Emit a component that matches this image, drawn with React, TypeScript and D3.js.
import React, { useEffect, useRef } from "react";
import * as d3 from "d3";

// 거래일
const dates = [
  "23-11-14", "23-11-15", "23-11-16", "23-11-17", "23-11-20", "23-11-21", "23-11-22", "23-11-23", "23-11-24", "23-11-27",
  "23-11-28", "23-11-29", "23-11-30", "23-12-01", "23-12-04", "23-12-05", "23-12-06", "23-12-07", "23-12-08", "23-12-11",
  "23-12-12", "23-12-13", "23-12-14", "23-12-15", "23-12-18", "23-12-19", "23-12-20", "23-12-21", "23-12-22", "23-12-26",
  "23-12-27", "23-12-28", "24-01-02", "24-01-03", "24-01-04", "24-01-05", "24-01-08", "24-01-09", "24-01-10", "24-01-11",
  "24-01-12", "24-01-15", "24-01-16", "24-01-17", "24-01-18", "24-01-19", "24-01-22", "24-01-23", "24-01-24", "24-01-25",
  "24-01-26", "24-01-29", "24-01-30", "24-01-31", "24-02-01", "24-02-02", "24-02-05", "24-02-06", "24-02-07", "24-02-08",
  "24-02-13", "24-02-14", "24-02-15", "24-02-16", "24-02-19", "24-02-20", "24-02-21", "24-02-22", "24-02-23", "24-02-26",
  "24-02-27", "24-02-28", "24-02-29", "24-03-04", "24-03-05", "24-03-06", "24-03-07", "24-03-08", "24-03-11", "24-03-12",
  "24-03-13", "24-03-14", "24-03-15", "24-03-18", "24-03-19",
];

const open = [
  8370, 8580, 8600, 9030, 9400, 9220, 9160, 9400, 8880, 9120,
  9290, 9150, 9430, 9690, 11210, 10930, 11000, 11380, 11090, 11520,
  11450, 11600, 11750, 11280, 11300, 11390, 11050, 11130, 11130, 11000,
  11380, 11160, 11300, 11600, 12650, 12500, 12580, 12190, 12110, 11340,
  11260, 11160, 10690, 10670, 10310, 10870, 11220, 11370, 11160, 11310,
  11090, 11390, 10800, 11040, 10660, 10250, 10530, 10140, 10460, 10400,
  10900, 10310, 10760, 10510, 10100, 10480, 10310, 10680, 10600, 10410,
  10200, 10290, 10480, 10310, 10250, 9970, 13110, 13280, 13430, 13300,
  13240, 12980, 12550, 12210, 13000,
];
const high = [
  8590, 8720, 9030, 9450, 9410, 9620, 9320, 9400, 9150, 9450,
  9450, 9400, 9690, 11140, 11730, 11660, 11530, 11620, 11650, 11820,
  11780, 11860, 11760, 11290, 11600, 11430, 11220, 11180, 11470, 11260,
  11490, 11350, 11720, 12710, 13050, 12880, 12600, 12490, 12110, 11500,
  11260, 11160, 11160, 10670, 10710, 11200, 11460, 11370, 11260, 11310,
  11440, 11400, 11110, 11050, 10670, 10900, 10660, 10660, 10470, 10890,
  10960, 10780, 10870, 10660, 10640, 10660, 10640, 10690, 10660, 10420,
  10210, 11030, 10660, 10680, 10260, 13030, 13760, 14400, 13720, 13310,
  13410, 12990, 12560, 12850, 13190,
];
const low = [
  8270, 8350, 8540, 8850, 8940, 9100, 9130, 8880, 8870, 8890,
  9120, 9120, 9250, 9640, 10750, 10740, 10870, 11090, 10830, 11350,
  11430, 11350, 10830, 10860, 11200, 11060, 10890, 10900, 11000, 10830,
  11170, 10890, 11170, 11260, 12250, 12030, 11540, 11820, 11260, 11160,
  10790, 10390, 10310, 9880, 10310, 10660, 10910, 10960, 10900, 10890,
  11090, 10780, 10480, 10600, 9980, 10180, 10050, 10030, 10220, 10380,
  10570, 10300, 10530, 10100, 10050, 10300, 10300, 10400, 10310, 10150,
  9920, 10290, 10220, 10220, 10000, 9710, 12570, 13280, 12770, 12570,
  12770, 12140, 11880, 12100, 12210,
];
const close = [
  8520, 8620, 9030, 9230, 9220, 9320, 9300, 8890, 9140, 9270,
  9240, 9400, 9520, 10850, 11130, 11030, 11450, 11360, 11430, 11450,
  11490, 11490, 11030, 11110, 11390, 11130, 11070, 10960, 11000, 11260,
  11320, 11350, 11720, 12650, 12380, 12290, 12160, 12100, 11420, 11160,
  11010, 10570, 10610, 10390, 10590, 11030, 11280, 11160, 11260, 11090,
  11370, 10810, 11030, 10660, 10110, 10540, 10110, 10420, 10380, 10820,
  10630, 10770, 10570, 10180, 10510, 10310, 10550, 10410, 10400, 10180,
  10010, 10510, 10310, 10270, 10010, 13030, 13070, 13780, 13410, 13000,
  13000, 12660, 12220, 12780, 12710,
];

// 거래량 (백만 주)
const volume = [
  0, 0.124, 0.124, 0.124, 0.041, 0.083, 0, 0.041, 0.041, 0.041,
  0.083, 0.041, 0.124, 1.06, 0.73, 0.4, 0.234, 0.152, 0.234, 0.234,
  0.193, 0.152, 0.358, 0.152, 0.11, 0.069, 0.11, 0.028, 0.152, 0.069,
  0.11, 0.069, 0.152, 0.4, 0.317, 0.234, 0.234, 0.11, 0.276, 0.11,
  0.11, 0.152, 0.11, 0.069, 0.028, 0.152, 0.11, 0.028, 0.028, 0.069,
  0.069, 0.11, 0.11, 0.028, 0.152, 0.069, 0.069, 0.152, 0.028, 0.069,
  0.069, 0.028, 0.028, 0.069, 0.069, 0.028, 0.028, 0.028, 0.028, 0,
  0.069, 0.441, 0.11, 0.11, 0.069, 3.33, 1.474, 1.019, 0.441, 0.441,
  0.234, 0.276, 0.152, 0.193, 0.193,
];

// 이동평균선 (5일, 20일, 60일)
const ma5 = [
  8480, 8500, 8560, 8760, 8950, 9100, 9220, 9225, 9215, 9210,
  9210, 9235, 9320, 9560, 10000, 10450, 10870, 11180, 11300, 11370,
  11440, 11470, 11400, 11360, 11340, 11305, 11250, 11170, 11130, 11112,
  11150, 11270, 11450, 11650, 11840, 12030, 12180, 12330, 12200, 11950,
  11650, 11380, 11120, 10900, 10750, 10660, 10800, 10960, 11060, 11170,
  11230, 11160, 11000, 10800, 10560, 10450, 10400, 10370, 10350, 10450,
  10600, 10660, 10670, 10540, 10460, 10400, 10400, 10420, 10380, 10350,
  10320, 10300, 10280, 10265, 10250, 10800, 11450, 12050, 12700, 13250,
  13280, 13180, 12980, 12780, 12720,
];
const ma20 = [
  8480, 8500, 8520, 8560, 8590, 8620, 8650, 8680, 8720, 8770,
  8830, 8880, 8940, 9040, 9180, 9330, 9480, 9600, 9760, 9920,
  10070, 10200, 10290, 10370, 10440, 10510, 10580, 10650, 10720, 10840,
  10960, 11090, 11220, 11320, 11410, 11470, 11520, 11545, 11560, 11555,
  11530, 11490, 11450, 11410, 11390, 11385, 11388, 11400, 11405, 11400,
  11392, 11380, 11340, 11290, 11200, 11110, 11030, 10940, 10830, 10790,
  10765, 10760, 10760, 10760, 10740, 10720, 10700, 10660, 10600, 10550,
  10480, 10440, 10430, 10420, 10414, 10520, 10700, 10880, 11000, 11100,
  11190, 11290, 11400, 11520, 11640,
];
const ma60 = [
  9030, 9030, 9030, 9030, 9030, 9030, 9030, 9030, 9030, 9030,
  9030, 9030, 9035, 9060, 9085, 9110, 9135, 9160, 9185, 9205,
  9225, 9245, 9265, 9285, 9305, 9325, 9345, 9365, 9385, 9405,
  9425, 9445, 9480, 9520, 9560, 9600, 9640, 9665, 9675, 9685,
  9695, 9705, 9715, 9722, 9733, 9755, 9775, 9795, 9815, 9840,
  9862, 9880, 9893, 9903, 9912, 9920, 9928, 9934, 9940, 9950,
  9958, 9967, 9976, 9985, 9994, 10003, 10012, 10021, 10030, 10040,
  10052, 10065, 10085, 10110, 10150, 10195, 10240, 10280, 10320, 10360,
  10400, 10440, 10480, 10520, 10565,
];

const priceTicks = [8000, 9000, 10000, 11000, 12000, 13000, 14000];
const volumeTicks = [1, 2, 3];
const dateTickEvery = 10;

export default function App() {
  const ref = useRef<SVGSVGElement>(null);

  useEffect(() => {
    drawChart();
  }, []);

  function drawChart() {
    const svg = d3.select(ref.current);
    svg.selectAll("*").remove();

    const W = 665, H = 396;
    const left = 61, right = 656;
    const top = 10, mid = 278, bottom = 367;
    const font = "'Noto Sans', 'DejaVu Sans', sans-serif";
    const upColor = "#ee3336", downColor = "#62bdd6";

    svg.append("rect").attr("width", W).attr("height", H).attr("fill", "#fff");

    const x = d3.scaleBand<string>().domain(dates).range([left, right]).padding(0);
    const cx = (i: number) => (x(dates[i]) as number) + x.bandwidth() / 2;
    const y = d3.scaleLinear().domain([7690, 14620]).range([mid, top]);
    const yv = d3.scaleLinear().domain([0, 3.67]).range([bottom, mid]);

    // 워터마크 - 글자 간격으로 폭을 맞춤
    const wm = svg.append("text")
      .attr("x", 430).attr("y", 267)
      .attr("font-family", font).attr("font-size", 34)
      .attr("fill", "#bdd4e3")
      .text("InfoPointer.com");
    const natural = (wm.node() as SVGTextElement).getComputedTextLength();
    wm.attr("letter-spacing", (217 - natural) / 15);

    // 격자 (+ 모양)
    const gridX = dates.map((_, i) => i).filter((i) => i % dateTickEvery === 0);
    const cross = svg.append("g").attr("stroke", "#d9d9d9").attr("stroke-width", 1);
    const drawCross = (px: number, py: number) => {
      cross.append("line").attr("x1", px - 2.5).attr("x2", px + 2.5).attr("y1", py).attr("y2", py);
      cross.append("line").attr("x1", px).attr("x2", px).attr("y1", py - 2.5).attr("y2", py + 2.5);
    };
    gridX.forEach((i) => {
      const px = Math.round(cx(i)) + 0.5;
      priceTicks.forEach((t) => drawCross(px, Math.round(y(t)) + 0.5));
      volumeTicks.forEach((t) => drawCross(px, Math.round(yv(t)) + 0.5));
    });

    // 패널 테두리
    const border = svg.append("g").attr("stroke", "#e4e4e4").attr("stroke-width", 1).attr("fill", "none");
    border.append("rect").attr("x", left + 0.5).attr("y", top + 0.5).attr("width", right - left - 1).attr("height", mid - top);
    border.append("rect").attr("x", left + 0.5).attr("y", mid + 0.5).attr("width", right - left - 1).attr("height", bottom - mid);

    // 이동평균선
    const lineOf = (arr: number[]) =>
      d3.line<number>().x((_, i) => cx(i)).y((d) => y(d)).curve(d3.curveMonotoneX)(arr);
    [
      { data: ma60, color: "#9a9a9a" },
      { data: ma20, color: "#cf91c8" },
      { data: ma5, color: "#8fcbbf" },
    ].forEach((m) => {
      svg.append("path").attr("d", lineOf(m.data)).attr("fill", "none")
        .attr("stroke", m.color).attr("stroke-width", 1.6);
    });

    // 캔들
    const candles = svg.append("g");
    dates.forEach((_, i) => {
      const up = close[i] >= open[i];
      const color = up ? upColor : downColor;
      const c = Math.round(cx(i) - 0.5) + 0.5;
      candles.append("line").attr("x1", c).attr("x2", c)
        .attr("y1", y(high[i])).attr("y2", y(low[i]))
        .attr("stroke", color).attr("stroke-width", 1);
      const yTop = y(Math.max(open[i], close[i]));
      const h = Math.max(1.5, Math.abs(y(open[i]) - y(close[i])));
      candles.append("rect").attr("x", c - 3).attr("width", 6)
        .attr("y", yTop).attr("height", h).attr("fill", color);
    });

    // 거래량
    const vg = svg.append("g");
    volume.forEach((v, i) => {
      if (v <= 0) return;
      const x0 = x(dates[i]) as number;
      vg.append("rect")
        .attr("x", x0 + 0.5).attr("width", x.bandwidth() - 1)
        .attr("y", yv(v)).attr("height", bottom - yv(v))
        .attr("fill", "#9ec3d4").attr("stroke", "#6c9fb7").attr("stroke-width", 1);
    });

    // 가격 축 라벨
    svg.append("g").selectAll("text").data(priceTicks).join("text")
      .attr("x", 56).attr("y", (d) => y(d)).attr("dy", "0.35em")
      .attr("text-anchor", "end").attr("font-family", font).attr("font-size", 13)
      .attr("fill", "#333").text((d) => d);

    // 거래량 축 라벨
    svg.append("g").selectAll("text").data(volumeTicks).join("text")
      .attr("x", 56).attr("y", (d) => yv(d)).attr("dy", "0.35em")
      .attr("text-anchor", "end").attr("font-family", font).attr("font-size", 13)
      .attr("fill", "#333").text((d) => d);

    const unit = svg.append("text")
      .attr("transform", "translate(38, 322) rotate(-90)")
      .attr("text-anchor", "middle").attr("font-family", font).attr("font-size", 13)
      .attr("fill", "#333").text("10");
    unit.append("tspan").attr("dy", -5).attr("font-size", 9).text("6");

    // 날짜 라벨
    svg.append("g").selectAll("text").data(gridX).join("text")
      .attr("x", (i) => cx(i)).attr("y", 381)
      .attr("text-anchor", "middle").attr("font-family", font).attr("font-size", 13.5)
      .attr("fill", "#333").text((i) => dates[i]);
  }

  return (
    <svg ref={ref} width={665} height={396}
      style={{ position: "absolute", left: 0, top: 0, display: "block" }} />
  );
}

YOUR INSTRUCTIONS =
All lines from the beginning of the material above through the one with "import * as" need to be returned exactly; please return those and only those.

RESULT FOR THIS TASK =
Emit a component that matches this image, drawn with React, TypeScript and D3.js.
import React, { useEffect, useRef } from "react";
import * as d3 from "d3";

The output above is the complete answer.